When assumptions make financial sense
Situation
Assumption Benefit
Potential Issue
Rate gap is large (2%+)
Massive payment and interest savings
Buyer needs more cash upfront
Seller’s rate is under 3% (from 2020–2022 era)
Historic low rates preserved
These mortgages are nearing term end
Buyer is selling another property
Equity from sale covers the cash gap
Timeline must align
Purchase price ≈ mortgage balance
Buyer needs minimal additional cash
Rare — usually a gap exists
Rate gap is small (<1%)
Minimal benefit
Not worth the complexity
Buyer has no cash for the gap
Cannot make the numbers work
Need a second mortgage or blended arrangement
Bridging the gap: cash and second mortgages
The biggest challenge with assumptions is the gap between the purchase price and the assumable mortgage balance.
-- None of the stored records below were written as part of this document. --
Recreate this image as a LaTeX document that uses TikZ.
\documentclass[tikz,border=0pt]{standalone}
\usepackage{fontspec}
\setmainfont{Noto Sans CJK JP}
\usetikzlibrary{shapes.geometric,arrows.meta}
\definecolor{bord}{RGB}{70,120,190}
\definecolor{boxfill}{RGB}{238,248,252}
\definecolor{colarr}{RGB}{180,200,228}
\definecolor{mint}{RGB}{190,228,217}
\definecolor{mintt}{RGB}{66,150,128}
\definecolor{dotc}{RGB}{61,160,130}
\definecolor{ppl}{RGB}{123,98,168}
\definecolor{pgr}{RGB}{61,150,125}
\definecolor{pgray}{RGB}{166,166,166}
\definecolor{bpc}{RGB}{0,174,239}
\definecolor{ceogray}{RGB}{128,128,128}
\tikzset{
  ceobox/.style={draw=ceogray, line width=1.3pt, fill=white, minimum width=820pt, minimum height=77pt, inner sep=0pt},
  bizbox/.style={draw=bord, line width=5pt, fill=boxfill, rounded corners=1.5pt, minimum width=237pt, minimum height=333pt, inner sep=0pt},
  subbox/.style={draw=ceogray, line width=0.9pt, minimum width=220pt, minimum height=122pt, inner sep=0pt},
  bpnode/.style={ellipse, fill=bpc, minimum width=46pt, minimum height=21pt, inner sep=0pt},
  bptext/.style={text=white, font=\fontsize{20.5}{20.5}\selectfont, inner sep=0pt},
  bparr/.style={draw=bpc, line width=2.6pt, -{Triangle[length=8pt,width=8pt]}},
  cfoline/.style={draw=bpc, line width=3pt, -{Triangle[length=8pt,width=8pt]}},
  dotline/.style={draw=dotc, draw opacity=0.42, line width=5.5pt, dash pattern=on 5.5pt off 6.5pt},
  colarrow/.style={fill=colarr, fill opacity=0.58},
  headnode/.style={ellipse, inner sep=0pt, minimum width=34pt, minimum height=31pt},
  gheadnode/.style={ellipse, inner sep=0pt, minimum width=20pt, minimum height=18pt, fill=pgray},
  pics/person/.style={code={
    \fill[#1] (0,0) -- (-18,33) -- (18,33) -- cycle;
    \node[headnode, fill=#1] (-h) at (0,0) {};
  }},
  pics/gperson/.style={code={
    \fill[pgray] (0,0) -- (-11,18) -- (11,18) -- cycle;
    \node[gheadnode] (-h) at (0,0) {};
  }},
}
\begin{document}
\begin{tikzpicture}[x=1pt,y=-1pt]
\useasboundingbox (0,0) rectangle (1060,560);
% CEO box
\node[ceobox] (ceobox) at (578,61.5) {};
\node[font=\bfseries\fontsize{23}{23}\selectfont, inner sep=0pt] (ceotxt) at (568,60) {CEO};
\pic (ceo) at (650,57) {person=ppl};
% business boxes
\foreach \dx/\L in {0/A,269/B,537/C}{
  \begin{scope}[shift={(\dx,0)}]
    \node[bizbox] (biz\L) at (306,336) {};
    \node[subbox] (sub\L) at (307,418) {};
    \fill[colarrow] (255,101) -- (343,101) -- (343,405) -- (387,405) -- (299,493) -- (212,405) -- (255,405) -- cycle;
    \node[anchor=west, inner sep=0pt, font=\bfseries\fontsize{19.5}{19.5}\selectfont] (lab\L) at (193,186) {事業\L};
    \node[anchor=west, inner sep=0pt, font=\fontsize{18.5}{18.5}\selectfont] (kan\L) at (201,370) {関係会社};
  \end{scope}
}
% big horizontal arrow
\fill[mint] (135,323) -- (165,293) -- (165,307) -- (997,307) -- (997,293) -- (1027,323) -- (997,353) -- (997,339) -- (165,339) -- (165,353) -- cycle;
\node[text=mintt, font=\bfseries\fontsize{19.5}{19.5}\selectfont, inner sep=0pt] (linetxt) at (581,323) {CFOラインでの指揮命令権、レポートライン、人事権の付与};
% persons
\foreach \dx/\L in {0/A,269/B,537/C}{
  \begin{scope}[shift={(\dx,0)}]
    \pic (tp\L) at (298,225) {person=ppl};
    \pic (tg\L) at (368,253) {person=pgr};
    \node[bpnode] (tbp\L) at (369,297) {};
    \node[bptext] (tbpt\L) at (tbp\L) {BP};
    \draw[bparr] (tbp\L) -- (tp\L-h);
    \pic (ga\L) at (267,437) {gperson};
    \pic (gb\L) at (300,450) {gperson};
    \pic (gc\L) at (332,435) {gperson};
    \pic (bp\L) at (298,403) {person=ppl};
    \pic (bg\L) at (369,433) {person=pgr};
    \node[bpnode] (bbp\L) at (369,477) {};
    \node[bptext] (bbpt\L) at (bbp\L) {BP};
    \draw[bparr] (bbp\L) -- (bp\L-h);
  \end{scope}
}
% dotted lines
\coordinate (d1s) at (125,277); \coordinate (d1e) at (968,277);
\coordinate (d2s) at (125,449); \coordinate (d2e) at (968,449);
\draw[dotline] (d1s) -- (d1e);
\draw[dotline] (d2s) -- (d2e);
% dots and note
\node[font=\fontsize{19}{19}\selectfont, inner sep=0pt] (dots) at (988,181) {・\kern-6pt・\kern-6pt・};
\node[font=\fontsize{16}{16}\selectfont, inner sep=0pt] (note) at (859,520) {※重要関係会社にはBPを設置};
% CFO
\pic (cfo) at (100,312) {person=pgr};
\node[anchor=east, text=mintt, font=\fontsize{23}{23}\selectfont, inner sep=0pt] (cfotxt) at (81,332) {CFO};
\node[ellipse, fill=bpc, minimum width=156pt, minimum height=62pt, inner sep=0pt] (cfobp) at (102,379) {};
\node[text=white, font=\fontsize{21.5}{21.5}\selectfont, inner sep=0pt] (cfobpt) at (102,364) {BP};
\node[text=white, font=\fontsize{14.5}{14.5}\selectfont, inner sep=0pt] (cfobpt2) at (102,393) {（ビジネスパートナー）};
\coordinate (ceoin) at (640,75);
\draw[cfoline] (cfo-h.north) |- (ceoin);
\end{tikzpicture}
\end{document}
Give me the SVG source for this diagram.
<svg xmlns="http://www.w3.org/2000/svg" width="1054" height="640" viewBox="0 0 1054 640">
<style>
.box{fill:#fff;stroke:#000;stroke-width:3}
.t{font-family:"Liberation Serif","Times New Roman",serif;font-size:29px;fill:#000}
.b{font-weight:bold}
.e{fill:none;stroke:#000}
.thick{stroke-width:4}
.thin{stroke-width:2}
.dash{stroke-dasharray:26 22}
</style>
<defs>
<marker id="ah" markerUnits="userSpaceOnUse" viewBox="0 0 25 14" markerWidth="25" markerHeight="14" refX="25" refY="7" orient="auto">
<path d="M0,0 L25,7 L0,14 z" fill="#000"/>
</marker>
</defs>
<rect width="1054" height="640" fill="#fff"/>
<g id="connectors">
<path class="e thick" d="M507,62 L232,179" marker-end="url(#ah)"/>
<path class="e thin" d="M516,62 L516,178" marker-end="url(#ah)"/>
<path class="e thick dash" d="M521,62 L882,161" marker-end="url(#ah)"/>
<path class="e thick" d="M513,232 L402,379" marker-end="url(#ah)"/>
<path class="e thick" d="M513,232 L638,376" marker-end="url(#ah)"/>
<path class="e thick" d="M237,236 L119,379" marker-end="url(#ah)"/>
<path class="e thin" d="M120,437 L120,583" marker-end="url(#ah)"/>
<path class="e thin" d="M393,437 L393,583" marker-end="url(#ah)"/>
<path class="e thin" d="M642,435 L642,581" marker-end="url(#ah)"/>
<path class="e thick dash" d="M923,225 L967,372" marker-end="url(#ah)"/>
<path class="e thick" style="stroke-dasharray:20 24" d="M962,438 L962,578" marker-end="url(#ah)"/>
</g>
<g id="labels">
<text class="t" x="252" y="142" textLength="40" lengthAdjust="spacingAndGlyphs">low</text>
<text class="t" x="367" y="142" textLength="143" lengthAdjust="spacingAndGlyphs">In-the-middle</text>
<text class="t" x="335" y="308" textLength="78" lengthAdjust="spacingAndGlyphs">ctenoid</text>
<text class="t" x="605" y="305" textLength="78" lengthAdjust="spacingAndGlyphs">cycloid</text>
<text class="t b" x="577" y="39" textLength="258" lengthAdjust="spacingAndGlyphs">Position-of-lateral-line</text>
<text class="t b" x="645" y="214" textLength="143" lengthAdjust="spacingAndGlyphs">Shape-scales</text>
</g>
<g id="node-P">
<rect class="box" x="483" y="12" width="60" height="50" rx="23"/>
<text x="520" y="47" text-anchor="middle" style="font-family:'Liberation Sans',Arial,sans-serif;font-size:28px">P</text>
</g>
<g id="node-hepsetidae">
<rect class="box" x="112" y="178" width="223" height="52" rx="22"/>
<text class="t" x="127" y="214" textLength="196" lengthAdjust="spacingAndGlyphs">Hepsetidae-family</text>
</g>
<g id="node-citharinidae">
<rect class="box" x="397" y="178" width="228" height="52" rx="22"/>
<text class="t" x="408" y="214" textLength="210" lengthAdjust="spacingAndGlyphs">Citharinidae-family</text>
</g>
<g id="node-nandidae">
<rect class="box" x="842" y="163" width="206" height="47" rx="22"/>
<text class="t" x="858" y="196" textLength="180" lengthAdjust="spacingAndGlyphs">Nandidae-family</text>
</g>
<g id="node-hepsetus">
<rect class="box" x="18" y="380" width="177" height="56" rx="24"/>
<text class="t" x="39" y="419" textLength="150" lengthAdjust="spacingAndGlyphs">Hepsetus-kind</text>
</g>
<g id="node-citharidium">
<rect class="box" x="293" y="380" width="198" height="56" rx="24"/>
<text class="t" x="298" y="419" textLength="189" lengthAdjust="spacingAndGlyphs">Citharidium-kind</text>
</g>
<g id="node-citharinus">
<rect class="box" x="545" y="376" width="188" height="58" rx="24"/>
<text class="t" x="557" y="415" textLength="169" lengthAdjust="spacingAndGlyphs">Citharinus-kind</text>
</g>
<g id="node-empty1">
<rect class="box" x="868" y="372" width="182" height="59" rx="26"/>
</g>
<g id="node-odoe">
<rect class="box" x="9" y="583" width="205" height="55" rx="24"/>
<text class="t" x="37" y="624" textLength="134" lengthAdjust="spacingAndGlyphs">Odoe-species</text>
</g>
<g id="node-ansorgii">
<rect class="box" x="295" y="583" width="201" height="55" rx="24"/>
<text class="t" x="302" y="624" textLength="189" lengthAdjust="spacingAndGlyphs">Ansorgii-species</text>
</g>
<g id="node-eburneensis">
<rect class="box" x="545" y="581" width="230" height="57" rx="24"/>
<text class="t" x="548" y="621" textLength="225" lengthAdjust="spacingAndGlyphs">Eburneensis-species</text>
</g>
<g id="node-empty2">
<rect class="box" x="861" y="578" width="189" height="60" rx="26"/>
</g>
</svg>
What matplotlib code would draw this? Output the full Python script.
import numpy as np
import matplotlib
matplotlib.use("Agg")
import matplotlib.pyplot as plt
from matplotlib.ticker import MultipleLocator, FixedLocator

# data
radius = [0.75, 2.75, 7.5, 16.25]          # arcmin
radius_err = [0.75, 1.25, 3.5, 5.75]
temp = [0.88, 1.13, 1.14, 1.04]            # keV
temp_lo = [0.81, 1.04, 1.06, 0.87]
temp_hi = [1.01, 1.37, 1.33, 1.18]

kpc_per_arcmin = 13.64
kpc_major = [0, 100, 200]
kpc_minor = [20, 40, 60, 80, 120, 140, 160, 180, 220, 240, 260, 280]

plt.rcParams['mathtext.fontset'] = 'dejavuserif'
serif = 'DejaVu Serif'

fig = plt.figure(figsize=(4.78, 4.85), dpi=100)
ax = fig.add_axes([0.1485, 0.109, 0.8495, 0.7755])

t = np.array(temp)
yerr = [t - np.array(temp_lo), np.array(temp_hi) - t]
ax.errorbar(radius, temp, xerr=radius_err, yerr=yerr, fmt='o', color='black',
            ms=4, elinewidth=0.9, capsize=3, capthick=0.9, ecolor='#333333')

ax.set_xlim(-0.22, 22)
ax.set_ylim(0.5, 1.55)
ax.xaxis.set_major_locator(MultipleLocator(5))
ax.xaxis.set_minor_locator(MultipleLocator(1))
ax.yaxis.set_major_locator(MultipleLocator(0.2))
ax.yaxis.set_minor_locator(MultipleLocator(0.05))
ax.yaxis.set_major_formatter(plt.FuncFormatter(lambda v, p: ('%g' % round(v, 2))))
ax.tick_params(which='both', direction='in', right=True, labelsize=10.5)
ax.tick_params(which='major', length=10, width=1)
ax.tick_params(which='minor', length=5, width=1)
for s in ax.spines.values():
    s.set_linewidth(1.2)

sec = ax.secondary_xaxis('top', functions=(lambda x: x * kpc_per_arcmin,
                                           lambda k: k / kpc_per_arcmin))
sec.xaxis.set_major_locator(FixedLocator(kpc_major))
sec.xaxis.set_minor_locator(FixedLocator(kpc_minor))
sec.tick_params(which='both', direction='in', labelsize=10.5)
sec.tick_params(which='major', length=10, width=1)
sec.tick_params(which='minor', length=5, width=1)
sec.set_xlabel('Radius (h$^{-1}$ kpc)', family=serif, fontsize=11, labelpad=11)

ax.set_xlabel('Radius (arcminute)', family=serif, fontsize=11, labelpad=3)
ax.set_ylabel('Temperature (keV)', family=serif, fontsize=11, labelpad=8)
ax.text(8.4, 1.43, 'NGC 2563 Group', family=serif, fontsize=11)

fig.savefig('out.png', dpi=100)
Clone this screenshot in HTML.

Options for covering the gap
Option
How It Works
Considerations
Cash from property sale
Buyer uses equity from selling their current home
Must coordinate timing
Cash savings
Buyer uses savings, TFSA, investments
Large cash requirement
Second mortgage
A separate lender provides a second mortgage for the gap
Higher rate (6–12%); must qualify for combined debt service
Seller take-back mortgage (VTB)
The seller lends the buyer the gap amount
Seller carries risk; negotiated terms; less common
Gift from family
Down payment gift from parents or relatives
Standard gifted down payment rules apply
Example with second mortgage
Component
Amount
Rate
Monthly Payment
Assumed first mortgage
$480,000
2.89%
$2,237
Second mortgage (private)
$150,000
9.99%
$1,389 (interest-only)
Buyer’s cash
$70,000
—
—
Total purchase
$700,000
—
—
Combined monthly payment
—
—
$3,626
New mortgage at 5.49% (comparison)
$630,000
5.49%
$3,640
In this example, the combined payment is similar — the assumption advantage is diminished by the expensive second mortgage. Assumptions work best when the buyer can cover more of the gap with cash.
The qualification process
Step 1 — Confirm the mortgage is assumable
Review the mortgage commitment or deed of mortgage
Look for an “assumability” or “transferability” clause
Contact the lender to confirm their assumption process
Confirm with the mortgage insurer (if insured)
Step 2 — Buyer applies to the lender
The buyer must qualify as if applying for a new mortgage:
Requirement
Details
Credit score
Must meet lender’s minimum (typically 680+ for A-lenders)
Income verification
Employment letter, pay stubs, NOA — standard documentation
Stress test
Must qualify at the higher of contract rate + 2% or 5.25%
Debt service ratios
GDS ≤ 39%, TDS ≤ 44% (standard)
Property appraisal
Lender may require a new appraisal
Step 3 — Lender approves (or denies)
The lender reviews the buyer’s application
If approved, the lender issues assumption approval
The seller is typically released from liability on the mortgage
If denied, the assumption cannot proceed — buyer must arrange their own financing
Step 4 — Legal transfer
Both the buyer’s and seller’s lawyers coordinate
The mortgage is not discharged — it remains registered on the property
The borrower name on the mortgage is changed to the buyer
Title transfers to the buyer as in a normal sale
Legal fees may be slightly higher due to assumption complexity ($500–$1,000 extra)
Advantages and disadvantages
For buyers
Advantage
Disadvantage
Lock in a below-market rate
Need more cash upfront (gap between price and mortgage)
Save thousands in interest over remaining term
Must still pass the stress test and lender approval
Avoid mortgage default insurance on the assumed portion
Rate benefit ends when the term expires — you renew at market rates
No new appraisal fee or mortgage origination costs (in some cases)
Limited to the seller’s remaining term (may be only 1–3 years)
For sellers
Advantage
Disadvantage
Makes property more attractive to buyers (low rate as selling feature)
Process is more complex and can delay closing
May get a higher sale price due to the rate benefit
Not all lenders process assumptions efficiently
Avoids penalty for breaking the mortgage
Seller remains liable until lender formally releases them
Seller’s liability — critical consideration
Until the lender formally releases the original borrower (the seller), the seller may remain jointly liable for the mortgage. This means:
If the buyer defaults, the lender could pursue the seller
The mortgage continues to appear on the seller’s credit report
The seller’s borrowing capacity is reduced by the outstanding mortgage
Always ensure the lender provides a written release of the original borrower as part of the assumption agreement.
Assumptions in a rising rate environment
Mortgage assumptions become particularly valuable when rates have risen significantly from when the seller locked in:
Rate When Locked In
Current Market Rate
Savings Per $100K/Year
3-Year Savings on $500K
1.89%
5.49%
$3,600
$54,000
2.49%
5.49%
$3,000
$45,000
2.89%
5.49%
$2,600
$39,000
3.49%
5.49%
$2,000
$30,000
4.49%
5.49%
$1,000
$15,000
As the rate gap narrows (2024–2025 era mortgages vs current rates), assumption benefits decrease. The biggest opportunities are mortgages locked in during 2020–2022 at sub-3% rates.